In the entries below, print exactly the lines from the first through the one with "ax = fig.add_axes([132", both included, and none of the pictures.

[START Input]

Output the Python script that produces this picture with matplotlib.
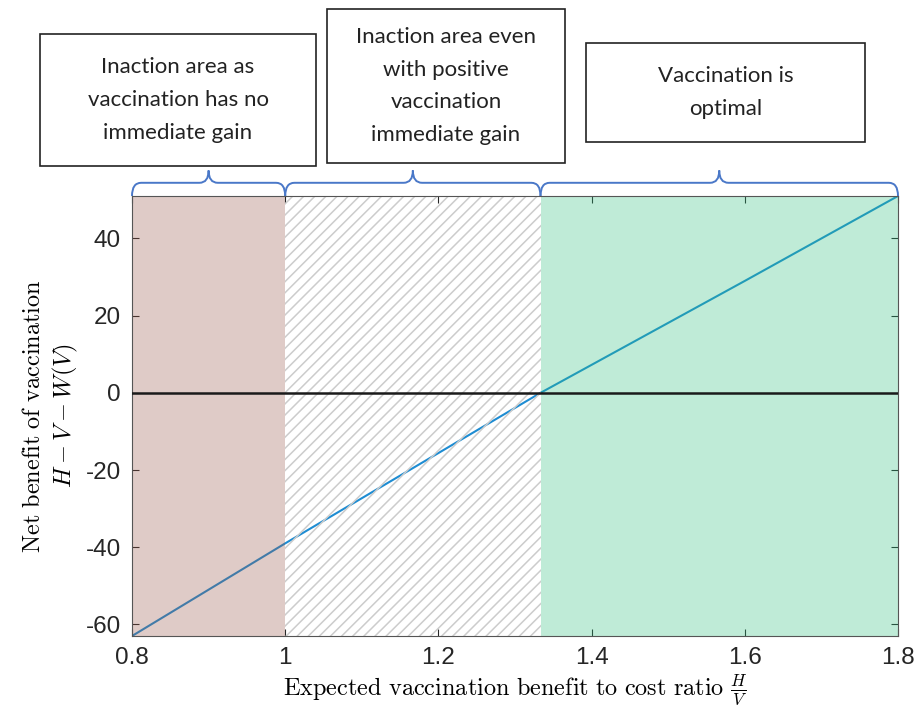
import matplotlib
matplotlib.use("Agg")
import matplotlib.pyplot as plt
from matplotlib.patches import Rectangle, PathPatch
from matplotlib.path import Path
from matplotlib.transforms import blended_transform_factory

plt.rcParams['mathtext.fontset'] = 'cm'
plt.rcParams['font.family'] = ['Liberation Sans', 'DejaVu Sans']
plt.rcParams['hatch.color'] = '#cccccc'
plt.rcParams['hatch.linewidth'] = 1.1

# values
ratio = [0.8, 1.0, 1.2, 1.3333, 1.6, 1.8]
net_benefit = [-63, -39, -15.6, 0, 29, 51]
x_ticks = [0.8, 1.0, 1.2, 1.4, 1.6, 1.8]
x_tick_labels = ['0.8', '1', '1.2', '1.4', '1.6', '1.8']
y_ticks = [-60, -40, -20, 0, 20, 40]
y_tick_labels = ['-60', '-40', '-20', '0', '20', '40']
region_edges = [0.8, 1.0, 1.3333, 1.8]
region_texts = ['Inaction area as\nvaccination has no\nimmediate gain',
                'Inaction area even\nwith positive\nvaccination\nimmediate gain',
                'Vaccination is\noptimal']

W, H = 922, 715
fig = plt.figure(figsize=(W / 100, H / 100), dpi=100)
ax = fig.add_axes([132 / W, 79 / H, 766 / W, 440 / H])

ax.plot(ratio, net_benefit, color='#1e8cd2', lw=1.5, zorder=1)
ax.axvspan(region_edges[0], region_edges[1], color=(152/255, 85/255, 72/255), alpha=0.3, lw=0, zorder=2)
ax.axvspan(region_edges[1], region_edges[2], facecolor='none', edgecolor='#cccccc', hatch='///', lw=0, zorder=2)
ax.axvspan(region_edges[2], region_edges[3], color=(45/255, 192/255, 125/255), alpha=0.3, lw=0, zorder=2)
ax.axhline(0, color='#1a1a1a', lw=1.8, zorder=4)

ax.set_xlim(0.8, 1.8)
ax.set_ylim(-63, 51)
ax.set_xticks(x_ticks)
ax.set_xticklabels(x_tick_labels)
ax.set_yticks(y_ticks)
ax.set_yticklabels(y_tick_labels)
ax.tick_params(direction='in', top=True, right=True, labelsize=17.5, colors='#262626', length=5, pad=8)
for s in ax.spines.values():
    s.set_color('#555555')
    s.set_linewidth(0.8)

ax.set_xlabel(r'$\mathrm{Expected\ vaccination\ benefit\ to\ cost\ ratio}\ \frac{H}{V}$', fontsize=17.5, labelpad=2)
ax.set_ylabel('$\\mathrm{Net\\ benefit\\ of\\ vaccination}$\n$H-V-W(V)$', fontsize=17.5, labelpad=4,
              linespacing=1.3)

# braces above the regions
trans = blended_transform_factory(ax.transData, ax.transAxes)
hy, ty, r = 1.03, 1.058, 0.012
for x0, x1 in zip(region_edges[:-1], region_edges[1:]):
    m = (x0 + x1) / 2
    verts = [(x0, 1.0), (x0, hy), (x0 + r, hy), (m - r, hy), (m, hy), (m, ty),
             (m, hy), (m + r, hy), (x1 - r, hy), (x1, hy), (x1, 1.0)]
    codes = [Path.MOVETO, Path.CURVE3, Path.CURVE3, Path.LINETO, Path.CURVE3, Path.CURVE3,
             Path.CURVE3, Path.CURVE3, Path.LINETO, Path.CURVE3, Path.CURVE3]
    ax.add_patch(PathPatch(Path(verts, codes), transform=trans, fill=False,
                           edgecolor='#4a78c8', lw=1.4, clip_on=False))

# text boxes (pixel layout: left, top, right, bottom)
boxes = [(40, 34, 316, 166), (327, 9, 565, 163), (586, 43, 865, 142)]
for (l, t, rr, b), txt in zip(boxes, region_texts):
    fig.patches.append(Rectangle((l / W, 1 - b / H), (rr - l) / W, (b - t) / H,
                                 transform=fig.transFigure, fill=False, edgecolor='#222222', lw=1.2))
    fig.text((l + rr) / 2 / W, 1 - (t + b) / 2 / H, txt, ha='center', va='center',
             fontsize=16, family=['Lato', 'DejaVu Sans'], linespacing=1.8, color='#222222')

fig.savefig('out.png', dpi=100)
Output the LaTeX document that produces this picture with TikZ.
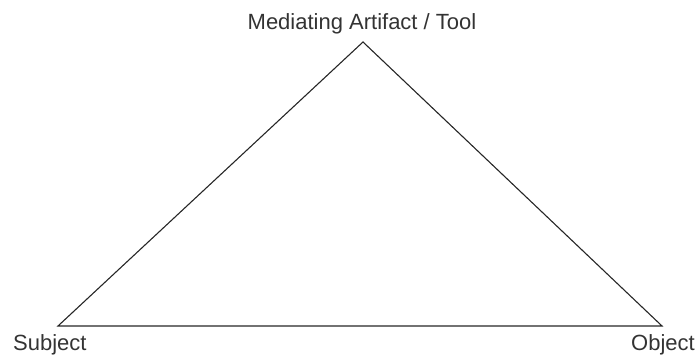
\documentclass[tikz,border=0pt]{standalone}
\usepackage{fontspec}
\setmainfont{Liberation Sans}
\usetikzlibrary{positioning}

\begin{document}
\begin{tikzpicture}[x=1pt, y=-1pt,
    lbl/.style={font=\fontsize{22}{26}\selectfont, text=black!80, inner sep=0pt, anchor=base},
    edge/.style={line width=1.1pt, black!85}]
    \useasboundingbox (0,0) rectangle (696,358);

    % Corners of the activity triangle
    \coordinate (tool) at (363,42);
    \coordinate (subject) at (58,326);
    \coordinate (object) at (662,326);

    % Labels
    \node[lbl] (toollbl) at (362,30) {Mediating Artifact / Tool};
    \node[lbl, anchor=base west] (subjectlbl) at (13,350) {Subject};
    \node[lbl, anchor=base east] (objectlbl) at (695,350) {Object};

    % Triangle
    \draw[edge] (subject) -- (tool) -- (object) -- cycle;
\end{tikzpicture}
\end{document}
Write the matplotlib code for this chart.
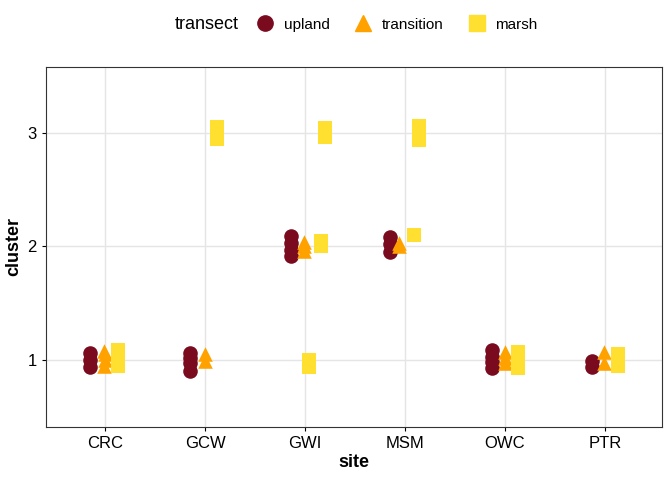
import matplotlib
matplotlib.use("Agg")
import matplotlib.pyplot as plt
from matplotlib.lines import Line2D
from matplotlib.offsetbox import HPacker

plt.rcParams["font.family"] = ["Liberation Sans", "DejaVu Sans"]

sites = ["CRC", "GCW", "GWI", "MSM", "OWC", "PTR"]
transects = ["upland", "transition", "marsh"]
colors = {"upland": "#7a0a1e", "transition": "#ffa200", "marsh": "#ffe030"}
markers = {"upland": "o", "transition": "^", "marsh": "s"}

# observations: site, transect, horizontal jitter, jittered cluster value
obs_site = (["CRC"]*11 + ["GCW"]*9 + ["GWI"]*14 + ["MSM"]*9 + ["OWC"]*10 + ["PTR"]*7)
obs_transect = (
    ["upland"]*3 + ["transition"]*4 + ["marsh"]*4 +
    ["upland"]*4 + ["transition"]*2 + ["marsh"]*3 +
    ["upland"]*4 + ["transition"]*3 + ["marsh"]*7 +
    ["upland"]*3 + ["transition"]*2 + ["marsh"]*4 +
    ["upland"]*4 + ["transition"]*3 + ["marsh"]*3 +
    ["upland"]*2 + ["transition"]*2 + ["marsh"]*3)
obs_dx = (
    [-0.15,-0.15,-0.15, -0.01,0.0,0.0,-0.01, 0.13,0.13,0.13,0.13] +
    [-0.15,-0.15,-0.15,-0.15, 0.0,0.0, 0.12,0.12,0.12] +
    [-0.14,-0.14,-0.14,-0.14, -0.01,-0.01,-0.01, 0.16,0.16, 0.04,0.04, 0.2,0.2,0.2] +
    [-0.15,-0.15,-0.15, -0.06,-0.06, 0.09, 0.14,0.14,0.14] +
    [-0.13,-0.13,-0.13,-0.13, 0.0,0.0,0.0, 0.13,0.13,0.13] +
    [-0.13,-0.13, -0.01,-0.01, 0.13,0.13,0.13])
obs_y = (
    [0.94,1.0,1.06, 0.95,1.0,1.05,1.08, 0.95,1.0,1.05,1.09] +
    [0.9,0.97,1.02,1.06, 0.99,1.05, 2.95,3.0,3.05] +
    [1.92,1.97,2.03,2.09, 1.96,2.0,2.04, 2.0,2.05, 0.94,1.0, 2.96,3.0,3.04] +
    [1.95,2.02,2.08, 2.0,2.03, 2.1, 2.94,3.0,3.06] +
    [0.93,0.98,1.03,1.09, 0.97,1.02,1.07, 0.93,1.0,1.07] +
    [0.94,0.99, 0.97,1.07, 0.95,1.0,1.05])

fig = plt.figure(figsize=(6.72, 4.8), dpi=100)
ax = fig.add_axes([46/672, 53/480, 616/672, 360/480])
for t in transects:
    xs = [sites.index(s) + 1 + dx for s, tt, dx in zip(obs_site, obs_transect, obs_dx) if tt == t]
    ys = [y for tt, y in zip(obs_transect, obs_y) if tt == t]
    ax.scatter(xs, ys, c=colors[t], marker=markers[t], s=110, linewidths=0, zorder=3)

ax.set_xlim(0.41, 6.57)
ax.set_ylim(0.41, 3.58)
ax.set_xticks(range(1, 7))
ax.set_xticklabels(sites)
ax.set_yticks([1, 2, 3])
ax.grid(True, color="#e5e5e5", linewidth=1)
ax.set_axisbelow(True)
for sp in ax.spines.values():
    sp.set_color("#333333")
ax.tick_params(labelsize=12, colors="black", length=3)
ax.set_xlabel("site", fontsize=13, fontweight="bold", labelpad=2)
ax.set_ylabel("cluster", fontsize=13, fontweight="bold")

handles = [Line2D([], [], linestyle="", marker=markers[t], color=colors[t], markersize=11) for t in transects]
leg = fig.legend(handles, transects, loc="upper center", bbox_to_anchor=(0.53, 0.995), ncol=3,
                 frameon=False, title="transect", fontsize=11, title_fontsize=13,
                 handletextpad=0.2, columnspacing=1.2)
title = leg._legend_title_box
entries = leg._legend_handle_box
leg._legend_box._children = [HPacker(pad=0, sep=8, children=[title, entries], align="center")]
fig.savefig("out.png", dpi=100)
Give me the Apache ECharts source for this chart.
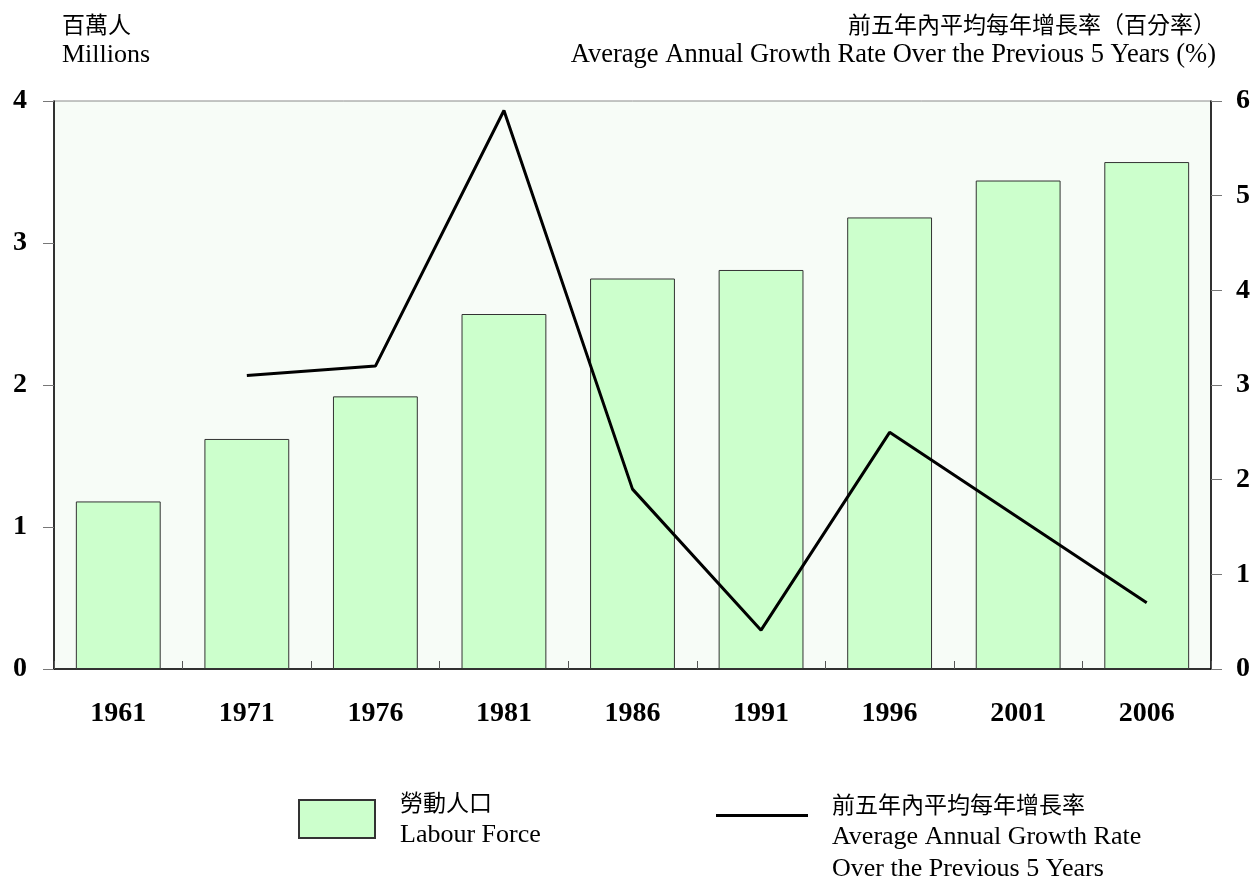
<!DOCTYPE html>
<html>
<head>
<meta charset="utf-8">
<script src="https://cdn.jsdelivr.net/npm/echarts@6/dist/echarts.min.js"></script>
<style>
html,body{margin:0;padding:0;background:#fff;}
#chart{width:1253px;height:879px;}
</style>
</head>
<body>
<div id="chart"></div>
<script>
const categories = ['1961','1971','1976','1981','1986','1991','1996','2001','2006'];
const labourForce = [1.18, 1.62, 1.92, 2.50, 2.75, 2.81, 3.18, 3.44, 3.57];
const growthRate = [null, 3.1, 3.2, 5.9, 1.9, 0.41, 2.5, 1.6, 0.7];
const leftTicks = {min: 0, max: 4, interval: 1};
const rightTicks = {min: 0, max: 6, interval: 1};
const barName = '勞動人口';
const lineName = '前五年內平均每年增長率';

const SERIF = '"Liberation Serif","Times New Roman",serif';
const CJK = '"Noto Sans CJK TC","Noto Sans CJK SC",sans-serif';

const chart = echarts.init(document.getElementById('chart'), null, {renderer: 'canvas'});
const option = {
  animation: false,
  backgroundColor: '#ffffff',
  grid: {
    left: 54, right: 41, top: 101, bottom: 210,
    show: true, backgroundColor: '#f7fcf7', borderColor: '#8a8a8a', borderWidth: 1
  },
  xAxis: {
    type: 'category',
    data: categories,
    axisLine: {lineStyle: {color: '#000', width: 1.5}},
    axisTick: {show: true, inside: true, length: 8, lineStyle: {color: '#555'}},
    axisLabel: {
      margin: 31, fontFamily: SERIF, fontWeight: 'bold', fontSize: 28, color: '#000'
    },
    splitLine: {show: false}
  },
  yAxis: [
    {
      type: 'value', min: leftTicks.min, max: leftTicks.max, interval: leftTicks.interval,
      position: 'left',
      axisLine: {show: true, lineStyle: {color: '#000', width: 1.5}},
      axisTick: {show: true, length: 11, lineStyle: {color: '#777'}},
      axisLabel: {margin: 27, fontFamily: SERIF, fontWeight: 'bold', fontSize: 28, color: '#000'},
      splitLine: {show: false}
    },
    {
      type: 'value', min: rightTicks.min, max: rightTicks.max, interval: rightTicks.interval,
      position: 'right',
      axisLine: {show: true, lineStyle: {color: '#000', width: 1.5}},
      axisTick: {show: true, length: 11, lineStyle: {color: '#777'}},
      axisLabel: {margin: 25, fontFamily: SERIF, fontWeight: 'bold', fontSize: 28, color: '#000'},
      splitLine: {show: false}
    }
  ],
  legend: [
    {
      data: [barName], left: 293, top: 786, itemWidth: 76, itemHeight: 38, itemGap: 0,
      selectedMode: false, icon: 'rect',
      formatter: function(){ return '{cn|勞動人口}\n{en|Labour Force}'; },
      textStyle: {
        padding: [0, 0, 0, 20],
        rich: {
          cn: {fontFamily: CJK, fontSize: 23, lineHeight: 33, color: '#000'},
          en: {fontFamily: SERIF, fontSize: 26, lineHeight: 33, color: '#000'}
        }
      }
    },
    {
      data: [lineName], left: 711, top: 809, itemWidth: 92, itemHeight: 3, itemGap: 0,
      selectedMode: false, icon: 'rect',
      formatter: function(){ return ''; },
      textStyle: {fontSize: 1}
    }
  ],
  graphic: [
    {type: 'text', style: {text: '百萬人', x: 62, y: 24, font: '23px ' + CJK, fill: '#000', textVerticalAlign: 'middle'}},
    {type: 'text', style: {text: 'Millions', x: 62, y: 55, font: '26px ' + SERIF, fill: '#000', textVerticalAlign: 'middle'}},
    {type: 'text', style: {text: '前五年內平均每年增長率（百分率）', x: 1216, y: 24, font: '23px ' + CJK, fill: '#000', textAlign: 'right', textVerticalAlign: 'middle'}},
    {type: 'text', style: {text: 'Average Annual Growth Rate Over the Previous 5 Years (%)', x: 1216, y: 55, font: '26.5px ' + SERIF, fill: '#000', textAlign: 'right', textVerticalAlign: 'middle'}},
    {type: 'text', style: {text: '前五年內平均每年增長率', x: 832, y: 804, font: '23px ' + CJK, fill: '#000', textVerticalAlign: 'middle'}},
    {type: 'text', style: {text: 'Average Annual Growth Rate', x: 832, y: 837, font: '26px ' + SERIF, fill: '#000', textVerticalAlign: 'middle'}},
    {type: 'text', style: {text: 'Over the Previous 5 Years', x: 832, y: 869, font: '26px ' + SERIF, fill: '#000', textVerticalAlign: 'middle'}}
  ],
  series: [
    {
      name: barName, type: 'bar', yAxisIndex: 0, data: labourForce,
      barCategoryGap: '34%',
      itemStyle: {color: '#ccffcc', borderColor: '#333', borderWidth: 1}
    },
    {
      name: lineName, type: 'line', yAxisIndex: 1, data: growthRate,
      showSymbol: false, symbol: 'none', connectNulls: false,
      lineStyle: {color: '#000', width: 3},
      itemStyle: {color: '#000'}
    }
  ]
};
chart.setOption(option);
</script>
</body>
</html>
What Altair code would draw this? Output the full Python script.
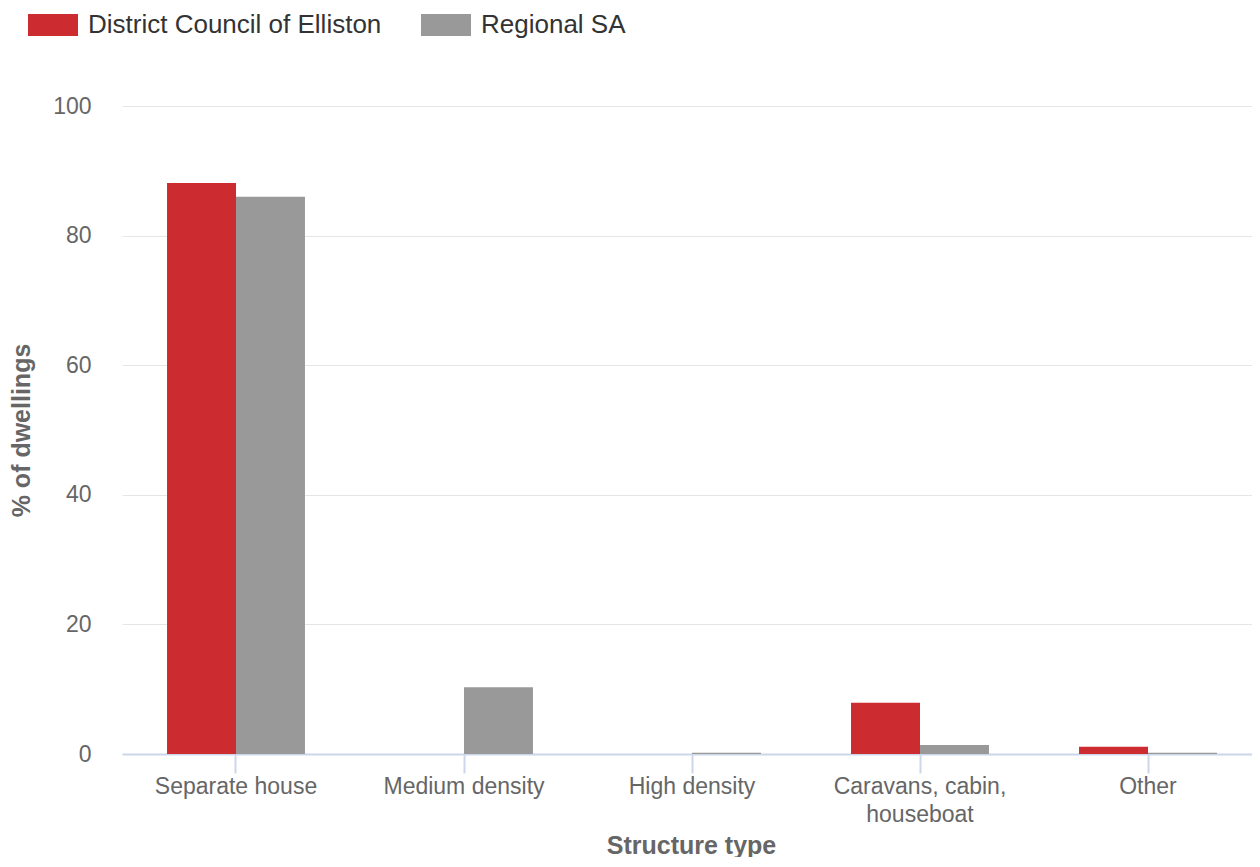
import altair as alt
import pandas as pd

categories = ["Separate house", "Medium density", "High density", "Caravans, cabin, houseboat", "Other"]
series = ["District Council of Elliston", "Regional SA"]
elliston = [88.1, 0.0, 0.0, 7.9, 1.1]
regional = [86.0, 10.3, 0.2, 1.4, 0.2]
colors = ["#cc2c30", "#999999"]
y_ticks = [0, 20, 40, 60, 80, 100]

rows = []
for c, a, b in zip(categories, elliston, regional):
    rows.append({"Structure type": c, "Area": series[0], "value": a})
    rows.append({"Structure type": c, "Area": series[1], "value": b})
df = pd.DataFrame(rows)

FONT = "Liberation Sans"
label_expr = "datum.value == 'Caravans, cabin, houseboat' ? ['Caravans, cabin,', 'houseboat'] : datum.value"

chart = alt.Chart(df).mark_bar().encode(
    x=alt.X(
        "Structure type:N",
        sort=categories,
        scale=alt.Scale(paddingInner=0.395, paddingOuter=0.1975, range=[0, 1140]),
        axis=alt.Axis(
            title="Structure type",
            labelAngle=0,
            labelExpr=label_expr,
            labelLineHeight=28,
            labelFontSize=23,
            labelColor="#666666",
            labelFont=FONT,
            labelPadding=2,
            labelOverlap=False,
            labelBound=False,
            tickSize=19,
            tickColor="#ccd6eb",
            tickWidth=2,
            domainColor="#ccd6eb",
            domainWidth=2,
            grid=False,
            titleFont=FONT,
            titleFontSize=25,
            titleFontWeight="bold",
            titleColor="#666666",
            titleBaseline="alphabetic",
            titleX=569,
            titleY=99,
        ),
    ),
    xOffset=alt.XOffset("Area:N", sort=series, scale=alt.Scale(paddingInner=0, paddingOuter=0)),
    y=alt.Y(
        "value:Q",
        scale=alt.Scale(domain=[0, 100], nice=False),
        axis=alt.Axis(
            title="% of dwellings",
            values=y_ticks,
            labelFontSize=23,
            labelColor="#666666",
            labelFont=FONT,
            labelPadding=31,
            ticks=False,
            domain=False,
            grid=True,
            gridColor="#e6e6e6",
            gridWidth=1,
            titleFont=FONT,
            titleFontSize=25,
            titleFontWeight="bold",
            titleColor="#666666",
            titleBaseline="alphabetic",
            titleX=-93,
        ),
    ),
    color=alt.Color(
        "Area:N",
        sort=series,
        scale=alt.Scale(domain=series, range=colors),
        legend=alt.Legend(
            title=None,
            orient="none",
            direction="horizontal",
            legendX=-94,
            legendY=-106,
            symbolType="M-1,-0.44H1V0.44H-1Z",
            symbolSize=2500,
            symbolStrokeWidth=0,
            symbolOpacity=1,
            labelFont=FONT,
            labelFontSize=26,
            labelColor="#333333",
            labelOffset=10,
            labelLimit=0,
            columnPadding=39,
            padding=0,
        ),
    ),
).properties(
    width=1130,
    height=648,
    autosize=alt.AutoSizeParams(type="none"),
    padding={"left": 114, "top": 98, "right": 0, "bottom": 103},
).configure_view(stroke=None)

chart.save("out.html", embed_options={"renderer": "svg", "actions": False})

[END Input]

• Task response:
Output the Python script that produces this picture with matplotlib.
import matplotlib
matplotlib.use("Agg")
import matplotlib.pyplot as plt
from matplotlib.patches import Rectangle, PathPatch
from matplotlib.path import Path
from matplotlib.transforms import blended_transform_factory

plt.rcParams['mathtext.fontset'] = 'cm'
plt.rcParams['font.family'] = ['Liberation Sans', 'DejaVu Sans']
plt.rcParams['hatch.color'] = '#cccccc'
plt.rcParams['hatch.linewidth'] = 1.1

# values
ratio = [0.8, 1.0, 1.2, 1.3333, 1.6, 1.8]
net_benefit = [-63, -39, -15.6, 0, 29, 51]
x_ticks = [0.8, 1.0, 1.2, 1.4, 1.6, 1.8]
x_tick_labels = ['0.8', '1', '1.2', '1.4', '1.6', '1.8']
y_ticks = [-60, -40, -20, 0, 20, 40]
y_tick_labels = ['-60', '-40', '-20', '0', '20', '40']
region_edges = [0.8, 1.0, 1.3333, 1.8]
region_texts = ['Inaction area as\nvaccination has no\nimmediate gain',
                'Inaction area even\nwith positive\nvaccination\nimmediate gain',
                'Vaccination is\noptimal']

W, H = 922, 715
fig = plt.figure(figsize=(W / 100, H / 100), dpi=100)
ax = fig.add_axes([132 / W, 79 / H, 766 / W, 440 / H])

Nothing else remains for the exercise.